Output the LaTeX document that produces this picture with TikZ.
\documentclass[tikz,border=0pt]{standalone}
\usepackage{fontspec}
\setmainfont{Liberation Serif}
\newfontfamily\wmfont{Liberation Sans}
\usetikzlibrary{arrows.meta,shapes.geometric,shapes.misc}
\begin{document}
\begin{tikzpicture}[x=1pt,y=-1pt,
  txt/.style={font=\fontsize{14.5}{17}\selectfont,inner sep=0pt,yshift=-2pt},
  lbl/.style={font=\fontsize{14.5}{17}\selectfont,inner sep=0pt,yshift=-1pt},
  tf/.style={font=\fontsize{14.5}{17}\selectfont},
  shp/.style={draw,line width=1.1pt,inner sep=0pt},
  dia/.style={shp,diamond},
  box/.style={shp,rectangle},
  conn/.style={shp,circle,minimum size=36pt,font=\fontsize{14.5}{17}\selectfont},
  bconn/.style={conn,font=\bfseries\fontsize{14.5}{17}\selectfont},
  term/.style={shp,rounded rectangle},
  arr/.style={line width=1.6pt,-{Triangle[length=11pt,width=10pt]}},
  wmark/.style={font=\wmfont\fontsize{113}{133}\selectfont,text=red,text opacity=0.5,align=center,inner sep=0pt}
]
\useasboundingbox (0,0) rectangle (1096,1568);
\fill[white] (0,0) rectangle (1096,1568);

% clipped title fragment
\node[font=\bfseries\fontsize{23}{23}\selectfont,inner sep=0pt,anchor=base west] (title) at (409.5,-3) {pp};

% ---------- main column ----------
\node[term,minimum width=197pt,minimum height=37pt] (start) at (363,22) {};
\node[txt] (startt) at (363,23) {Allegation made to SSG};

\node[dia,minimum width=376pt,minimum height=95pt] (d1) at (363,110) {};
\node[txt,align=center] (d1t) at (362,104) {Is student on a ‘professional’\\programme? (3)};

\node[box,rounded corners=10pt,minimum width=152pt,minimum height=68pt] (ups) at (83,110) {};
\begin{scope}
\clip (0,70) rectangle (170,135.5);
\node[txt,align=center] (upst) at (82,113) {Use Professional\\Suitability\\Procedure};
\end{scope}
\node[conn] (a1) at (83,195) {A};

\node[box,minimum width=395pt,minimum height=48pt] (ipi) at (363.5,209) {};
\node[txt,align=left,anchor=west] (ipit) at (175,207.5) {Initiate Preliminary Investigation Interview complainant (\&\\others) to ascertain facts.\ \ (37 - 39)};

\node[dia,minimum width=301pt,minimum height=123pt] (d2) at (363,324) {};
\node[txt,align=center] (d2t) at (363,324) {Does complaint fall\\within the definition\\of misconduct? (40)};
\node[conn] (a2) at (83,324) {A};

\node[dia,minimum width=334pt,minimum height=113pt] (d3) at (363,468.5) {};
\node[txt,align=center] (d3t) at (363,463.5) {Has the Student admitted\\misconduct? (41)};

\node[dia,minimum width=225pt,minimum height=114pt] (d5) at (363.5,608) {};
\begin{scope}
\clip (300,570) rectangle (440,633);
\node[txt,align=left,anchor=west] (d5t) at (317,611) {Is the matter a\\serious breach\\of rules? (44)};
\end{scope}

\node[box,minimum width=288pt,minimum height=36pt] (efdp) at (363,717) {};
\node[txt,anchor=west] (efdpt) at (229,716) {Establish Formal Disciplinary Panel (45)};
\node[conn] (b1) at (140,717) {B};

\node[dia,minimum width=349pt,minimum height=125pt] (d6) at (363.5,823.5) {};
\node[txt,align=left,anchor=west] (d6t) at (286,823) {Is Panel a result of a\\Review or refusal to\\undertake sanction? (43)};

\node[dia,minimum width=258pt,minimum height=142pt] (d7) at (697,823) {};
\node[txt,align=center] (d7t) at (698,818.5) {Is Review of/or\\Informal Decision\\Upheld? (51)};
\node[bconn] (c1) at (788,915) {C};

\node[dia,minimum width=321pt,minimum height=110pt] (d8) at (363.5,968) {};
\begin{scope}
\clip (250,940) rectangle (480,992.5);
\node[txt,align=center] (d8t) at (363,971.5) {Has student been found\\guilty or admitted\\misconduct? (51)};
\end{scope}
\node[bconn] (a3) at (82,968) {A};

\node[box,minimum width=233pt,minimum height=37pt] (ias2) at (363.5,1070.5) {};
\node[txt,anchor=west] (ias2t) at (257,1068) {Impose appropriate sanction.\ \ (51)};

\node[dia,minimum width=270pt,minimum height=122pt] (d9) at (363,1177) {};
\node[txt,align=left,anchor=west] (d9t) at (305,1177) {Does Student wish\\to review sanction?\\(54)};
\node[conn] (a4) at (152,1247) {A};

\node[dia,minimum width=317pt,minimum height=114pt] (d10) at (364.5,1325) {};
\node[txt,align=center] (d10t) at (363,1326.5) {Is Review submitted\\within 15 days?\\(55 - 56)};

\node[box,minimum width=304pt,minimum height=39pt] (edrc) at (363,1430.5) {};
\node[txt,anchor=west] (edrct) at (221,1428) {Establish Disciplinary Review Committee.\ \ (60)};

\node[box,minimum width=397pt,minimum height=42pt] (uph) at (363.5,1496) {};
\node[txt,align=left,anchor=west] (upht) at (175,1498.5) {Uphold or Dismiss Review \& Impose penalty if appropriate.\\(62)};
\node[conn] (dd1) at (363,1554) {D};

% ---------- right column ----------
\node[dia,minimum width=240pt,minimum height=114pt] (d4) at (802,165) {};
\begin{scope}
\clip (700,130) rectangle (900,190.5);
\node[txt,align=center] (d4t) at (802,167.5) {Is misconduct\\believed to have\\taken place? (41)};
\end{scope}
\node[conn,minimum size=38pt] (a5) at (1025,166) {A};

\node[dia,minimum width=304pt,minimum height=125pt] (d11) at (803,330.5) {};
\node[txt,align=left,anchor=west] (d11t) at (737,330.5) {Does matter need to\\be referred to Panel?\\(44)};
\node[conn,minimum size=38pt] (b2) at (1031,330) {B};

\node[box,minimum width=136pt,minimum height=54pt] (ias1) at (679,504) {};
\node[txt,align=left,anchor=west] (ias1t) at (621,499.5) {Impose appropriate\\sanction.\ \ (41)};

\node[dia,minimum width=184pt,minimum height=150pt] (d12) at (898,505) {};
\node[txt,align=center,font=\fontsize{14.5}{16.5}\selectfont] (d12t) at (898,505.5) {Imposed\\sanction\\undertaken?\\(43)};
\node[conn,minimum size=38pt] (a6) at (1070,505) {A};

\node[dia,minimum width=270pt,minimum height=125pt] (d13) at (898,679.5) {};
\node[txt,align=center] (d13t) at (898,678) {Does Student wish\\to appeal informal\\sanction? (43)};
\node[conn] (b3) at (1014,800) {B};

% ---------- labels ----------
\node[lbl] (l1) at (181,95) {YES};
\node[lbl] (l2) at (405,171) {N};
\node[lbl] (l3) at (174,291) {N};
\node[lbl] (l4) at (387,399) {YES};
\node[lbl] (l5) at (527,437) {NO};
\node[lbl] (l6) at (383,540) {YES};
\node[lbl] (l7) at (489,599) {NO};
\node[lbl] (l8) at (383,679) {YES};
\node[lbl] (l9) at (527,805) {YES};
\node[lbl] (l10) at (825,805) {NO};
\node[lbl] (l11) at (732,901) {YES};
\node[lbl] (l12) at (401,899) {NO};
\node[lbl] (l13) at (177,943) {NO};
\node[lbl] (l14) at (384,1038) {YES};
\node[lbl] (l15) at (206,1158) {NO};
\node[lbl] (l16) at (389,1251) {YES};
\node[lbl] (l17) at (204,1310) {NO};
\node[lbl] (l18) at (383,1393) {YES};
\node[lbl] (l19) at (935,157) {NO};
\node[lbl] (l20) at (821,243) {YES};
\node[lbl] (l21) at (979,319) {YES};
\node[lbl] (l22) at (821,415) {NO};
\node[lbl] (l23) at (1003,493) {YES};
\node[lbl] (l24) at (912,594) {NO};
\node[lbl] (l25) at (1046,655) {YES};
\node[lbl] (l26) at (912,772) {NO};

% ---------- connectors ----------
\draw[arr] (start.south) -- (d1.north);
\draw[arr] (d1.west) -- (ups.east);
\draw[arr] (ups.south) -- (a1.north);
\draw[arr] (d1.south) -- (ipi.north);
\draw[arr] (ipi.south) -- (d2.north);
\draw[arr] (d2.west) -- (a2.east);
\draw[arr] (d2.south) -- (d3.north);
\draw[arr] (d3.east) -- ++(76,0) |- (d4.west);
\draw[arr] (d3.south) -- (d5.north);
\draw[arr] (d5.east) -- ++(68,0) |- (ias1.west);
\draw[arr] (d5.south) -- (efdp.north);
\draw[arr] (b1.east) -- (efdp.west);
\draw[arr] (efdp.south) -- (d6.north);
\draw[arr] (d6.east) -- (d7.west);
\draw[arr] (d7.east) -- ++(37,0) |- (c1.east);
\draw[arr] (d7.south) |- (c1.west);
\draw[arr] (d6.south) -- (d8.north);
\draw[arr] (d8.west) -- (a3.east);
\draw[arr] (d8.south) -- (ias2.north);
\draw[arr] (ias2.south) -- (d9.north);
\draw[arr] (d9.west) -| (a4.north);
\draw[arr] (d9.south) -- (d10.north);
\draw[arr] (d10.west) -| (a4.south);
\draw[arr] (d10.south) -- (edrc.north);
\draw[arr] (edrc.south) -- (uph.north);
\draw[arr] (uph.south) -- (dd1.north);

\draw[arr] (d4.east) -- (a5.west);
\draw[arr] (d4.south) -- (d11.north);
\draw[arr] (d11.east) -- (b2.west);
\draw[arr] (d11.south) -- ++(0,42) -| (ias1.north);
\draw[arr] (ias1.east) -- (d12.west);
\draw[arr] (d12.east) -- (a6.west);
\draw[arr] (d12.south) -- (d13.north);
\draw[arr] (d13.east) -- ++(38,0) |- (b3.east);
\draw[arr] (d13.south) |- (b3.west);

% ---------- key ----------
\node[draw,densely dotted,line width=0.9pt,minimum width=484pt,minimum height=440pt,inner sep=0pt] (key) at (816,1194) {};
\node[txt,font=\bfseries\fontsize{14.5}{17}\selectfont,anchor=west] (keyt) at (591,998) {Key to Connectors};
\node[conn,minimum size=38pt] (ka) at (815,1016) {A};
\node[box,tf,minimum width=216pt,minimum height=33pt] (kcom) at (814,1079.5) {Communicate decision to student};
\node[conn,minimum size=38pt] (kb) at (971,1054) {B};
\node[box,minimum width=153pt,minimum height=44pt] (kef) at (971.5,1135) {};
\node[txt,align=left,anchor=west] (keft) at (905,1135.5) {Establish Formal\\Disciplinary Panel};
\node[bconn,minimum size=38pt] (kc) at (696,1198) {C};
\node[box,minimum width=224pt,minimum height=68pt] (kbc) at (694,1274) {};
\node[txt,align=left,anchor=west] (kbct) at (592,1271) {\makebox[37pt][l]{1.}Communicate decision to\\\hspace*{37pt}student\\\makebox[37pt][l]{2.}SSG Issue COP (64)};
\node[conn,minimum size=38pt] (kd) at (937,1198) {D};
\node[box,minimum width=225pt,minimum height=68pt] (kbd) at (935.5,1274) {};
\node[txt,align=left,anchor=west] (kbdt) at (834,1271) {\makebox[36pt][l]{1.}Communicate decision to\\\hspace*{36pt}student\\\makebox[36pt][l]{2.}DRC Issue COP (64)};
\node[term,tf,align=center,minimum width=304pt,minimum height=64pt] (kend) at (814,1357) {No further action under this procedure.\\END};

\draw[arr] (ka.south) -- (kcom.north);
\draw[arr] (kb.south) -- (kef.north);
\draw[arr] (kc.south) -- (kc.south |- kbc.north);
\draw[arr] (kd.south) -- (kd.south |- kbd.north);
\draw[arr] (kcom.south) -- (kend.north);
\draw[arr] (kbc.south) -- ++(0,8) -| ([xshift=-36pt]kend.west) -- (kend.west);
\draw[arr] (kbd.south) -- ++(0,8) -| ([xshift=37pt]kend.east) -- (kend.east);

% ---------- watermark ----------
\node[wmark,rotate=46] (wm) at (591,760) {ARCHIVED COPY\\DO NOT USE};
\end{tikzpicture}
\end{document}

+ + + +

(PROBLEM REQUIREMENTS): Exactly as they stand, set down the lines from the top of the data through the line with "(a1) at (83,195)".

(CORRECT RESPONSE):
Output the LaTeX document that produces this picture with TikZ.
\documentclass[tikz,border=0pt]{standalone}
\usepackage{fontspec}
\setmainfont{Liberation Serif}
\newfontfamily\wmfont{Liberation Sans}
\usetikzlibrary{arrows.meta,shapes.geometric,shapes.misc}
\begin{document}
\begin{tikzpicture}[x=1pt,y=-1pt,
  txt/.style={font=\fontsize{14.5}{17}\selectfont,inner sep=0pt,yshift=-2pt},
  lbl/.style={font=\fontsize{14.5}{17}\selectfont,inner sep=0pt,yshift=-1pt},
  tf/.style={font=\fontsize{14.5}{17}\selectfont},
  shp/.style={draw,line width=1.1pt,inner sep=0pt},
  dia/.style={shp,diamond},
  box/.style={shp,rectangle},
  conn/.style={shp,circle,minimum size=36pt,font=\fontsize{14.5}{17}\selectfont},
  bconn/.style={conn,font=\bfseries\fontsize{14.5}{17}\selectfont},
  term/.style={shp,rounded rectangle},
  arr/.style={line width=1.6pt,-{Triangle[length=11pt,width=10pt]}},
  wmark/.style={font=\wmfont\fontsize{113}{133}\selectfont,text=red,text opacity=0.5,align=center,inner sep=0pt}
]
\useasboundingbox (0,0) rectangle (1096,1568);
\fill[white] (0,0) rectangle (1096,1568);

% clipped title fragment
\node[font=\bfseries\fontsize{23}{23}\selectfont,inner sep=0pt,anchor=base west] (title) at (409.5,-3) {pp};

% ---------- main column ----------
\node[term,minimum width=197pt,minimum height=37pt] (start) at (363,22) {};
\node[txt] (startt) at (363,23) {Allegation made to SSG};

\node[dia,minimum width=376pt,minimum height=95pt] (d1) at (363,110) {};
\node[txt,align=center] (d1t) at (362,104) {Is student on a ‘professional’\\programme? (3)};

\node[box,rounded corners=10pt,minimum width=152pt,minimum height=68pt] (ups) at (83,110) {};
\begin{scope}
\clip (0,70) rectangle (170,135.5);
\node[txt,align=center] (upst) at (82,113) {Use Professional\\Suitability\\Procedure};
\end{scope}
\node[conn] (a1) at (83,195) {A};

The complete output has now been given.